→ Data listing
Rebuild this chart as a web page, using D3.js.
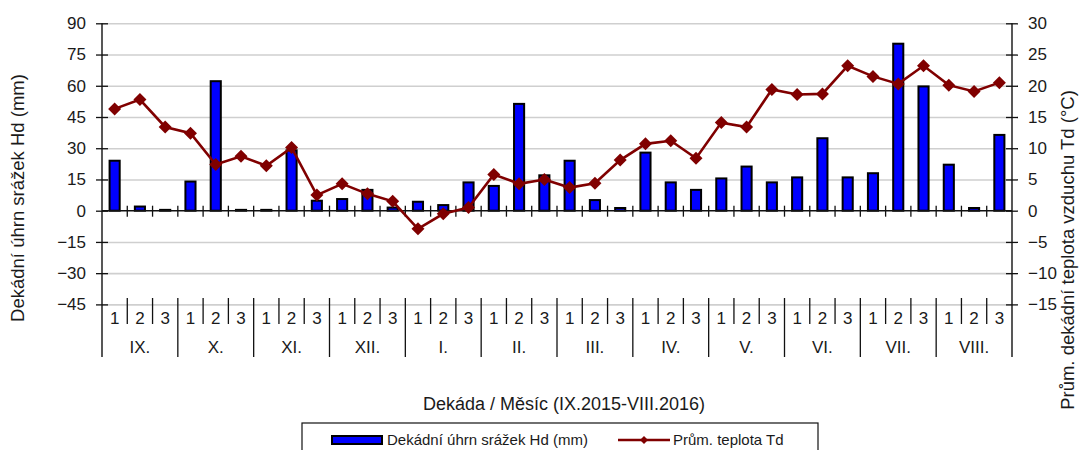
<!DOCTYPE html>
<html>
<head>
<meta charset="utf-8">
<script src="https://cdn.jsdelivr.net/npm/d3@7"></script>
<style>
  body { margin: 0; background: #fff; }
  text { font-family: "Liberation Sans", Arial, sans-serif; fill: #1a1a1a; }
</style>
</head>
<body>
<div id="chart"></div>
<script>
var width = 1080;
var height = 450;
var plot = { left: 102, right: 1012, top: 23.3, bottom: 304.4 };

var months = ["IX.", "X.", "XI.", "XII.", "I.", "II.", "III.", "IV.", "V.", "VI.", "VII.", "VIII."];
var decades = ["1", "2", "3"];
// dekadni uhrn srazek (mm)
var precip = [24, 2, 0.4, 14, 62.2, 0.4, 0.4, 29, 4.8, 5.6, 10, 1.5,
              4.3, 2.7, 13.6, 11.9, 51.3, 17, 24, 5.1, 1.3, 27.9, 13.6, 10,
              15.5, 21.2, 13.6, 16, 34.8, 16, 18, 80.2, 59.7, 22.1, 1.3, 36.4];
// prum. teplota (°C)
var temp = [16.3, 17.8, 13.4, 12.4, 7.4, 8.7, 7.2, 10.1, 2.5, 4.3, 2.7, 1.5,
            -2.9, -0.5, 0.5, 5.8, 4.3, 5.0, 3.7, 4.4, 8.1, 10.7, 11.2, 8.4,
            14.1, 13.4, 19.4, 18.6, 18.7, 23.2, 21.5, 20.3, 23.2, 20.1, 19.1, 20.5];
var leftTicks = [-45, -30, -15, 0, 15, 30, 45, 60, 75, 90];
var rightTicks = [-15, -10, -5, 0, 5, 10, 15, 20, 25, 30];

var idx = d3.range(precip.length);

var svg = d3.select("#chart").append("svg")
    .attr("width", width)
    .attr("height", height);

var x = d3.scaleBand()
    .domain(idx)
    .range([plot.left, plot.right])
    .paddingInner(0.6)
    .paddingOuter(0.3);
var step = x.step();
function cx(i) { return x(i) + x.bandwidth() / 2; }
function edge(k) { return x(0) - x.step() * x.paddingOuter() + k * step; }

var yL = d3.scaleLinear().domain([-45, 90]).range([plot.bottom, plot.top]);
var yR = d3.scaleLinear().domain([-15, 30]).range([plot.bottom, plot.top]);

// gridlines
svg.append("g")
    .attr("transform", "translate(" + plot.left + ",0)")
    .call(d3.axisLeft(yL).tickValues(leftTicks.filter(function (d) { return d != 0; }))
        .tickSize(-(plot.right - plot.left)).tickFormat(""))
    .call(function (g) {
        g.select(".domain").remove();
        g.selectAll("line").attr("stroke", "#cfcfcf").attr("stroke-width", 1.6);
    });

// left axis
svg.append("g")
    .attr("transform", "translate(" + plot.left + ",0)")
    .call(d3.axisLeft(yL).tickValues(leftTicks).tickSize(6).tickSizeOuter(0).tickPadding(10))
    .call(function (g) {
        g.select(".domain").remove();
        g.selectAll(".tick line").attr("x1", 6).attr("stroke", "#111").attr("stroke-width", 1.3);
        g.selectAll("text").style("font-size", "17px").attr("fill", "#1a1a1a");
    });

// right axis
svg.append("g")
    .attr("transform", "translate(" + plot.right + ",0)")
    .call(d3.axisRight(yR).tickValues(rightTicks).tickSize(6).tickSizeOuter(0).tickPadding(10))
    .call(function (g) {
        g.select(".domain").remove();
        g.selectAll(".tick line").attr("x1", -6).attr("stroke", "#111").attr("stroke-width", 1.3);
        g.selectAll("text").style("font-size", "17px").attr("fill", "#1a1a1a");
    });

// vertical axis lines
[plot.left, plot.right].forEach(function (xx) {
    svg.append("line")
        .attr("x1", xx).attr("x2", xx)
        .attr("y1", plot.top).attr("y2", 357)
        .attr("stroke", "#111").attr("stroke-width", 1.4);
});

// bars
svg.append("g").selectAll("rect")
    .data(precip)
    .enter()
    .append("rect")
    .attr("x", function (d, i) { return x(i); })
    .attr("y", function (d) { return yL(d); })
    .attr("width", x.bandwidth())
    .attr("height", function (d) { return yL(0) - yL(d); })
    .attr("fill", "#0000ff")
    .attr("stroke", "#000")
    .attr("stroke-width", 2);

// zero line with decade ticks
var y0 = yL(0);
svg.append("line")
    .attr("x1", plot.left).attr("x2", plot.right)
    .attr("y1", y0).attr("y2", y0)
    .attr("stroke", "#111").attr("stroke-width", 1.4);
svg.append("g").selectAll("line")
    .data(d3.range(1, precip.length))
    .enter()
    .append("line")
    .attr("x1", function (k) { return edge(k); })
    .attr("x2", function (k) { return edge(k); })
    .attr("y1", y0 - 5).attr("y2", y0 + 6)
    .attr("stroke", "#111").attr("stroke-width", 1.3);

// temperature line
var line = d3.line()
    .x(function (d, i) { return cx(i); })
    .y(function (d) { return yR(d); });
svg.append("path")
    .datum(temp)
    .attr("d", line)
    .attr("fill", "none")
    .attr("stroke", "#800000")
    .attr("stroke-width", 2.6);
svg.append("g").selectAll("path")
    .data(temp)
    .enter()
    .append("path")
    .attr("transform", function (d, i) { return "translate(" + cx(i) + "," + yR(d) + ")"; })
    .attr("d", "M0,-6.5L6.5,0L0,6.5L-6.5,0Z")
    .attr("fill", "#800000");

// category axis (decade / month)
svg.append("g").selectAll("line")
    .data(d3.range(1, precip.length))
    .enter()
    .append("line")
    .attr("x1", function (k) { return edge(k); })
    .attr("x2", function (k) { return edge(k); })
    .attr("y1", 298)
    .attr("y2", function (k) { return k % 3 == 0 ? 357 : 324; })
    .attr("stroke", "#111").attr("stroke-width", 1.3);

svg.append("g").selectAll("text")
    .data(idx)
    .enter()
    .append("text")
    .attr("x", function (i) { return cx(i); })
    .attr("y", 324)
    .attr("text-anchor", "middle")
    .style("font-size", "17px")
    .text(function (i) { return decades[i % 3]; });

svg.append("g").selectAll("text")
    .data(months)
    .enter()
    .append("text")
    .attr("x", function (d, m) { return (edge(m * 3) + edge(m * 3 + 3)) / 2; })
    .attr("y", 353)
    .attr("text-anchor", "middle")
    .style("font-size", "17px")
    .text(function (d) { return d; });

// titles
svg.append("text")
    .attr("transform", "translate(24,198) rotate(-90)")
    .attr("text-anchor", "middle")
    .style("font-size", "18.5px")
    .text("Dekádní úhrn srážek Hd (mm)");
svg.append("text")
    .attr("transform", "translate(1074,250) rotate(-90)")
    .attr("text-anchor", "middle")
    .style("font-size", "18.5px")
    .text("Prům. dekádní teplota vzduchu Td (°C)");
svg.append("text")
    .attr("x", 564)
    .attr("y", 410)
    .attr("text-anchor", "middle")
    .style("font-size", "18px")
    .text("Dekáda / Měsíc  (IX.2015-VIII.2016)");

// legend
var legend = svg.append("g");
legend.append("rect")
    .attr("x", 302).attr("y", 423)
    .attr("width", 516).attr("height", 40)
    .attr("fill", "#fff").attr("stroke", "#111").attr("stroke-width", 1.2);
legend.append("rect")
    .attr("x", 332).attr("y", 436)
    .attr("width", 50).attr("height", 8)
    .attr("fill", "#0000ff").attr("stroke", "#000").attr("stroke-width", 2);
legend.append("text")
    .attr("x", 387).attr("y", 445)
    .style("font-size", "15px")
    .text("Dekádní úhrn srážek Hd (mm)");
legend.append("line")
    .attr("x1", 618).attr("x2", 670)
    .attr("y1", 440).attr("y2", 440)
    .attr("stroke", "#800000").attr("stroke-width", 2.4);
legend.append("path")
    .attr("transform", "translate(644,440)")
    .attr("d", "M0,-4L4,0L0,4L-4,0Z")
    .attr("fill", "#800000");
legend.append("text")
    .attr("x", 673).attr("y", 445)
    .style("font-size", "15px")
    .text("Prům. teplota Td");
</script>
</body>
</html>
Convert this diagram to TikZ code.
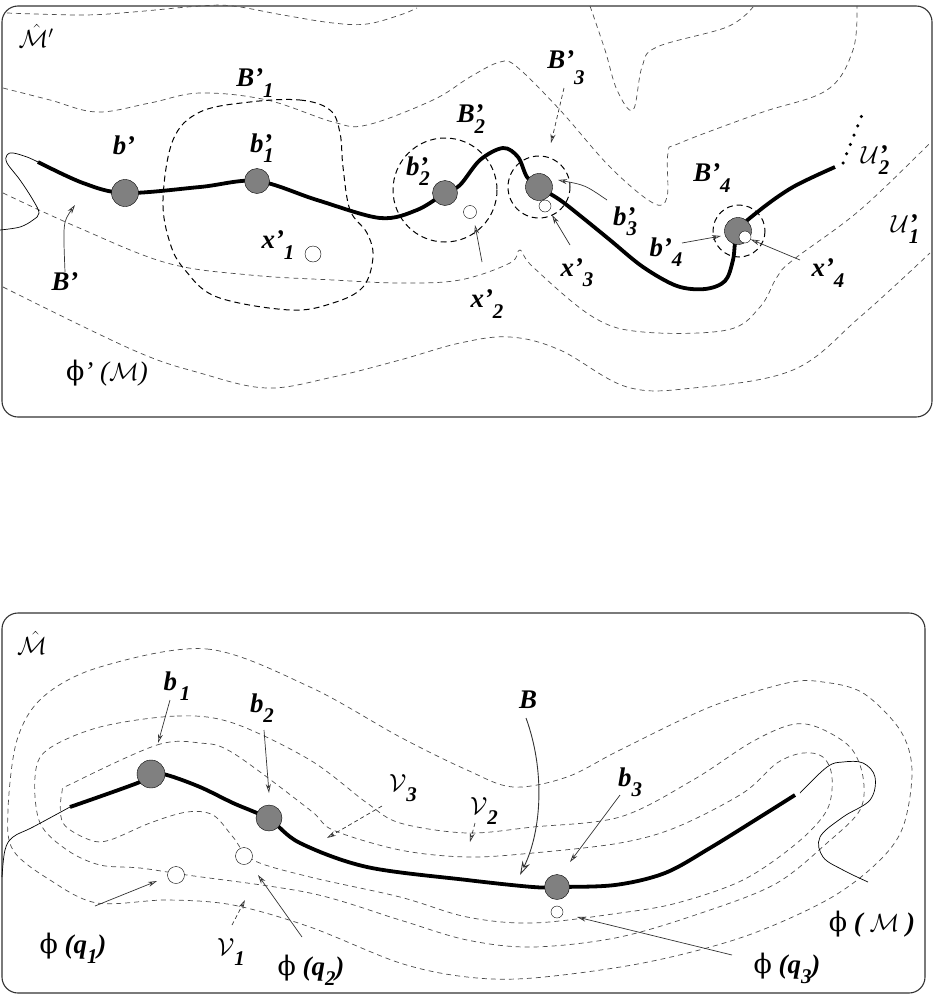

→ TASK TO CARRY OUT
Every line from the top of the material above through the line with "var idx = d3.range(precip.length);" should be duplicated exactly, please; leave out the pictures.

→ RESPONSE BELOW
Rebuild this chart as a web page, using D3.js.
<!DOCTYPE html>
<html>
<head>
<meta charset="utf-8">
<script src="https://cdn.jsdelivr.net/npm/d3@7"></script>
<style>
  body { margin: 0; background: #fff; }
  text { font-family: "Liberation Sans", Arial, sans-serif; fill: #1a1a1a; }
</style>
</head>
<body>
<div id="chart"></div>
<script>
var width = 1080;
var height = 450;
var plot = { left: 102, right: 1012, top: 23.3, bottom: 304.4 };

var months = ["IX.", "X.", "XI.", "XII.", "I.", "II.", "III.", "IV.", "V.", "VI.", "VII.", "VIII."];
var decades = ["1", "2", "3"];
// dekadni uhrn srazek (mm)
var precip = [24, 2, 0.4, 14, 62.2, 0.4, 0.4, 29, 4.8, 5.6, 10, 1.5,
              4.3, 2.7, 13.6, 11.9, 51.3, 17, 24, 5.1, 1.3, 27.9, 13.6, 10,
              15.5, 21.2, 13.6, 16, 34.8, 16, 18, 80.2, 59.7, 22.1, 1.3, 36.4];
// prum. teplota (°C)
var temp = [16.3, 17.8, 13.4, 12.4, 7.4, 8.7, 7.2, 10.1, 2.5, 4.3, 2.7, 1.5,
            -2.9, -0.5, 0.5, 5.8, 4.3, 5.0, 3.7, 4.4, 8.1, 10.7, 11.2, 8.4,
            14.1, 13.4, 19.4, 18.6, 18.7, 23.2, 21.5, 20.3, 23.2, 20.1, 19.1, 20.5];
var leftTicks = [-45, -30, -15, 0, 15, 30, 45, 60, 75, 90];
var rightTicks = [-15, -10, -5, 0, 5, 10, 15, 20, 25, 30];

var idx = d3.range(precip.length);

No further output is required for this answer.